De Rechtbank heeft in haar vonnis van 21 november 1997 de vorderingen van [eiseres] afgewezen op grond van de volgende overwegingen:
- -
Voorop staat dat het bij de uitleg van hetgeen partijen zijn overeengekomen aankomt op de zin die partijen over en weer aan elkaars verklaringen en gedragingen mochten toekennen en op hetgeen zij te dien aanzien redelijkerwijs van elkaar mochten verwachten.
- -
Van fiduciaire eigendomsoverdracht, gevolgd door een huurkoopovereenkomst, is geen sprake geweest.

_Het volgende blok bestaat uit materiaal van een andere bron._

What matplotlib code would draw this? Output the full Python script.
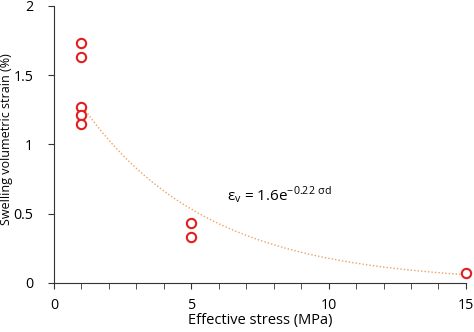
import numpy as np
import matplotlib
matplotlib.use('Agg')
import matplotlib.pyplot as plt
from matplotlib.ticker import MultipleLocator

plt.rcParams['font.family'] = ['Open Sans', 'DejaVu Sans']

# measured swelling strain
stress = [1, 1, 1, 1, 1, 5, 5, 15]
strain = [1.73, 1.63, 1.27, 1.21, 1.15, 0.43, 0.33, 0.07]

# exponential fit eps = a * exp(b * sigma)
fit_a = 1.6
fit_b = -0.22
fit_x = np.linspace(1, 15, 200)

fig = plt.figure(figsize=(4.74, 3.32), dpi=100)
ax = fig.add_axes([0.114, 0.148, 0.869, 0.834])

ax.plot(fit_x, fit_a * np.exp(fit_b * fit_x), linestyle=(0, (1, 1.5)),
        color='#f0a060', linewidth=1.0, zorder=1)
ax.scatter(stress, strain, s=45, facecolors='white', edgecolors='#e0201e',
           linewidths=1.5, zorder=3, clip_on=False)

ax.text(6.3, 0.64, r'$\mathregular{\epsilon_v}$ = 1.6e$^{\mathregular{-0.22\ \sigma d}}$',
        fontsize=11, va='center')

ax.set_xlim(0, 15)
ax.set_ylim(0, 2)
ax.xaxis.set_major_locator(MultipleLocator(5))
ax.xaxis.set_minor_locator(MultipleLocator(1))
ax.set_yticks([0, 0.5, 1, 1.5, 2])
ax.set_yticklabels(['0', '0.5', '1', '1.5', '2'])

for side in ['top', 'right']:
    ax.spines[side].set_visible(False)
for side in ['left', 'bottom']:
    ax.spines[side].set_color('#333333')
ax.tick_params(which='major', length=4, color='#333333', labelsize=10.3)
ax.tick_params(which='minor', length=4, color='#333333')
ax.tick_params(axis='x', pad=7)
ax.tick_params(axis='y', pad=11)

ax.set_xlabel('Effective stress (MPa)', fontsize=10.5, labelpad=0)
ax.set_ylabel('Swelling volumetric strain (%)', fontsize=9)
ax.yaxis.set_label_coords(-0.1, 0.52)

fig.savefig('out.png', dpi=100)
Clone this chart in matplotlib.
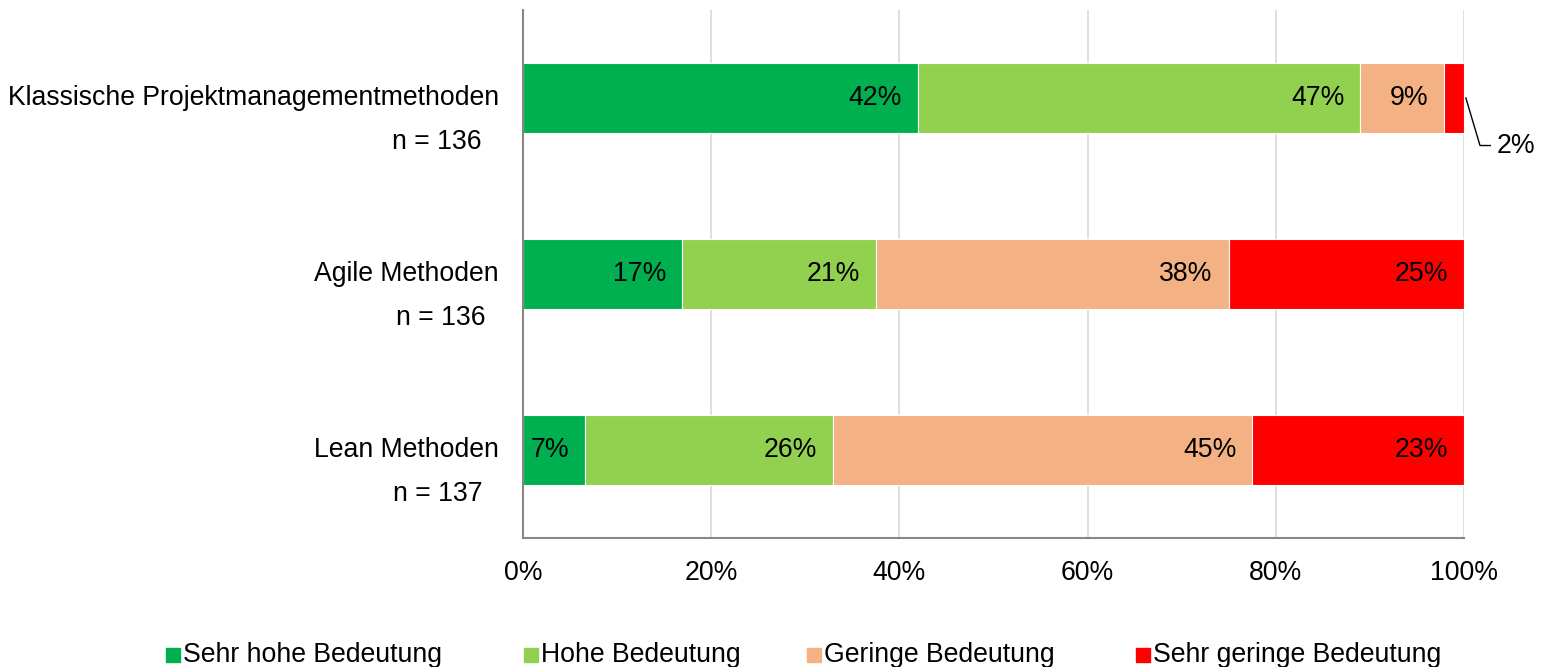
import matplotlib.pyplot as plt
import matplotlib.transforms as mtransforms
import numpy as np

plt.rcParams['font.family'] = ['Liberation Sans', 'DejaVu Sans']

# ---------- Daten ----------
categories = ["Klassische Projektmanagementmethoden", "Agile Methoden", "Lean Methoden"]
n_labels = ["n = 136", "n = 136", "n = 137"]
series = ["Sehr hohe Bedeutung", "Hohe Bedeutung", "Geringe Bedeutung", "Sehr geringe Bedeutung"]
sehr_hoch = [42.0, 16.9, 6.6]
hoch = [47.0, 20.6, 26.3]
gering = [8.9, 37.5, 44.6]
sehr_gering = [2.1, 25.0, 22.5]
label_text = [["42%", "47%", "9%", "2%"],
              ["17%", "21%", "38%", "25%"],
              ["7%", "26%", "45%", "23%"]]
colors = ["#00B050", "#92D050", "#F4B183", "#FF0000"]

values = np.array([sehr_hoch, hoch, gering, sehr_gering])
FS = 19.2

fig = plt.figure(figsize=(15.5, 6.67), dpi=100)
ax = fig.add_axes([523 / 1550, 1 - 538 / 667, (1464 - 523) / 1550, (538 - 10) / 667])

y = np.arange(len(categories))
left = np.zeros(len(categories))
for i, name in enumerate(series):
    ax.barh(y, values[i], left=left, height=0.4, color=colors[i],
            edgecolor="white", linewidth=0.8, label=name, zorder=3)
    for j in range(len(categories)):
        end = left[j] + values[i][j]
        if values[i][j] >= 4:
            ax.annotate(label_text[j][i], xy=(end, y[j]), xytext=(-11.5, 0),
                        textcoords="offset points", ha="right", va="center",
                        fontsize=FS, color="black", zorder=4)
    left += values[i]

# kleiner Wert mit Fuehrungslinie
ax.plot([100.2, 101.7, 102.8], [0.0, 0.27, 0.27], color="black", lw=1.0,
        clip_on=False, zorder=5)
ax.text(103.5, 0.27, label_text[0][3], ha="left", va="center", fontsize=FS)

ax.set_xlim(0, 100)
ax.set_ylim(2.5, -0.5)
ax.set_xticks([0, 20, 40, 60, 80, 100])
ax.set_xticklabels(["0%", "20%", "40%", "60%", "80%", "100%"], fontsize=FS)
ax.tick_params(axis="x", length=0, pad=16)
ax.set_yticks([])
ax.grid(axis="x", color="#D9D9D9", lw=1.2, zorder=0)
for s in ["top", "right"]:
    ax.spines[s].set_visible(False)
for s in ["left", "bottom"]:
    ax.spines[s].set_color("#868686")
    ax.spines[s].set_linewidth(1.5)
    ax.spines[s].set_zorder(6)

# Kategorie-Beschriftungen (zweizeilig)
n_right = [481, 485, 483]
trans = mtransforms.blended_transform_factory(fig.transFigure, ax.transData)
for j, cat in enumerate(categories):
    ax.text(499 / 1550, y[j], cat, transform=trans, ha="right", va="center", fontsize=FS)
    ax.text(n_right[j] / 1550, y[j] + 0.25, n_labels[j], transform=trans, ha="right",
            va="center", fontsize=FS)

# Legende
handles, labels = ax.get_legend_handles_labels()
leg_x = [166, 524, 807, 1136]
for h, lab, lx in zip(handles, labels, leg_x):
    fig.patches.append(plt.Rectangle((lx / 1550, 1 - 662 / 667), 14 / 1550, 14 / 667,
                                     transform=fig.transFigure, color=h.patches[0].get_facecolor(),
                                     figure=fig))
    fig.text((lx + 17) / 1550, 1 - 655 / 667, lab, ha="left", va="center", fontsize=FS)

fig.savefig("out.png", dpi=100)
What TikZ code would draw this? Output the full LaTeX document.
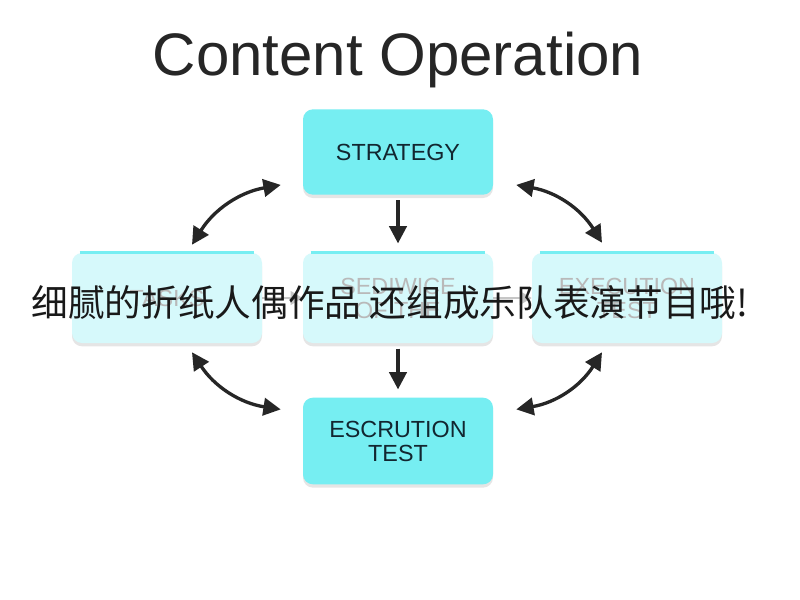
\documentclass[tikz,border=0pt]{standalone}
\usepackage{fontspec}
\setmainfont{Liberation Sans}
\newfontfamily\cjk{Noto Sans CJK SC}
\usetikzlibrary{arrows.meta,shadows}
\definecolor{boxcyan}{RGB}{118,238,242}
\definecolor{palecyan}{RGB}{214,249,251}
\definecolor{inkblue}{RGB}{18,38,48}
\begin{document}
\begin{tikzpicture}[
    x=0.75pt,y=-0.75pt,
    every node/.style={font=\fontsize{17.5}{18}\selectfont},
    stagebox/.style={rounded corners=7.5pt,minimum width=142.5pt,minimum height=64pt,
        fill=boxcyan,text=inkblue,align=center,
        drop shadow={opacity=.2,shadow xshift=0pt,shadow yshift=-2.5pt}},
    fadedbox/.style={stagebox,fill=palecyan,text=gray!55,minimum height=67.5pt},
    flow/.style={-{Triangle[length=13pt,width=13pt]},line width=2.5pt,black!85,shorten >=1pt},
    swap/.style={{Triangle[length=13pt,width=13pt]}-{Triangle[length=13pt,width=13pt]},
        line width=2.5pt,black!85},
    ghost/.style={-{Triangle[length=9pt,width=10pt]},line width=2pt,gray!45}]
    \useasboundingbox[fill=white] (0,0) rectangle (800,600);
    \node[font=\fontsize{45}{50}\selectfont,text=black!85,anchor=base] (title) at (398,75) {Content Operation};
    \node[stagebox] (strategy) at (398,152) {STRATEGY};
    \node[fadedbox] (tasks) at (167,298) {TASKS};
    \node[fadedbox] (service) at (398,298) {SEDIWICE\\OF THE};
    \node[fadedbox] (execution) at (627,298) {EXECUTION\\TEST};
    \node[stagebox,minimum height=65pt] (escrution) at (398,441) {ESCRUTION\\TEST};
    \foreach \n in {tasks,service,execution}
        \draw[boxcyan,line width=2pt] ([xshift=6pt]\n.north west) -- ([xshift=-6pt]\n.north east);
    \draw[ghost] (tasks.east) -- (service.west);
    \draw[ghost] (service.east) -- (execution.west);
    \draw[flow] ([yshift=-4pt]strategy.south) -- ([yshift=6pt]service.north);
    \draw[flow] ([yshift=-4pt]service.south) -- ([yshift=5pt]escrution.north);
    \draw[swap] ([shift={(25,-8)}]tasks.north) to[bend left=24] ([shift={(-22,-10)}]strategy.south west);
    \draw[swap] ([shift={(23,-10)}]strategy.south east) to[bend left=24] ([shift={(-25,-10)}]execution.north);
    \draw[swap] ([shift={(25,9)}]tasks.south) to[bend right=24] ([shift={(-22,12)}]escrution.north west);
    \draw[swap] ([shift={(23,12)}]escrution.north east) to[bend right=24] ([shift={(-25,9)}]execution.south);
    \node[font=\cjk\fontsize{27.5}{30}\selectfont,text=black!90] (caption) at (390,303)
        {细腻的折纸人偶作品 还组成乐队表演节目哦!};
\end{tikzpicture}
\end{document}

Uit de tekst van de overeenkomst blijkt niets van de bedoeling van partijen om slechts beperkte, fiduciaire, eigendom over te dragen, terwijl [eiseres] niet heeft geadstrueerd waarom zij niet voor de meest gerede figuur van geldlening onder verband van hypotheek heeft gekozen ingeval zij slechts zekerheidsoverdracht beoogde. Het moet dan ook ervoor worden gehouden dat Domeva geen beperkte eigendom heeft verworven maar de volle en onbezwaarde eigendom.
- -
Uit de bewoordingen van de transportakte van 9 november 1994 blijkt reeds duidelijk (de bewoordingen laten geen andere uitleg toe) dat de aanbiedingsplicht "aan de verkoper of zijn echtgenote" is vervallen met het faillissement van [betrokkene A] nu het [betrokkene A] is die als "verkoper" wordt aangeduid naast zijn echtgenote; het verbod van aanbieding binnen vijf jaar heeft daarmee door dat faillissement zijn betekenis verloren. Doordat de regeling van de aanbiedingsplicht van overeenkomstige toepassing is verklaard op die van het voorkeursrecht, is ook het voorkeursrecht door het faillissement van [betrokkene A] vervallen. Het was ook de kennelijke bedoeling van partijen dat [betrokkene A] de feitelijke exploitatie van de varkensstal ter hand zou nemen en dat diens maandelijkse vergoedingen eventueel zouden strekken tot financiering van de terugkoop van de varkensstal; een redelijke uitleg van de overeenkomst brengt dan ook mee dat er na het faillissement van [betrokkene A] geen reden meer was de mogelijkheid tot vervreemding aan derden uit te stellen tot vijf jaar na het sluiten van de overeenkomst, terwijl ook het voorkeursrecht door het faillissement zijn praktische betekenis en zijn gelding verloor.
- -
De stelling van [eiseres] dat [verweerster 2] en Domeva zich niet te goeder trouw kunnen beroepen op het faillissement van [betrokkene A], moet worden verworpen omdat geen rechtsmiddel tegen de faillietverklaring is aangewend en [eiseres], als belanghebbende in de zin van art. 10 lid 1 F., geen verzet heeft aangetekend, zodat het ervoor moet worden gehouden dat het faillissement terecht is uitgesproken.
- -
Van een huurkoopovereenkomst was geen sprake omdat partijen niet zijn overeengekomen dat er overdracht van de stal aan [betrokkene A] en/of [eiseres] zal plaatsvinden zoals artikel 1 lid 1 TWHOZ vereist. Daarom kan de Rechtbank - anders dan [eiseres] - in een optierecht nadat aan de verplichtingen jegens de wederpartij is voldaan, ook geen huurkoop zien, daargelaten nog of in het onderhavige geval aan verplichtingen in zodanige zin diende te worden voldaan en daadwerkelijk is voldaan.
- -
De vordering uit ongerechtvaardigde verrijking moet worden afgewezen nu [eiseres] de vergunning tezamen met de grond heeft overgedragen zodat in de koopprijs de economische waarde van de vergunning was begrepen.
5.
[Eiseres] heeft hoger beroep aangetekend; zij heeft daarbij haar eis vermeerderd. Domeva en [verweerster 2] zijn bij akte tegen deze eisvermeerdering in verzet gekomen. Het Hof heeft het verzet ongegrond verklaard voorzover [eiseres] haar eis heeft vermeerderd met een vordering tot betaling van wettelijke rente over de gevorderde contractuele boete; het Hof heeft het verzet voor het overige gegrond verklaard.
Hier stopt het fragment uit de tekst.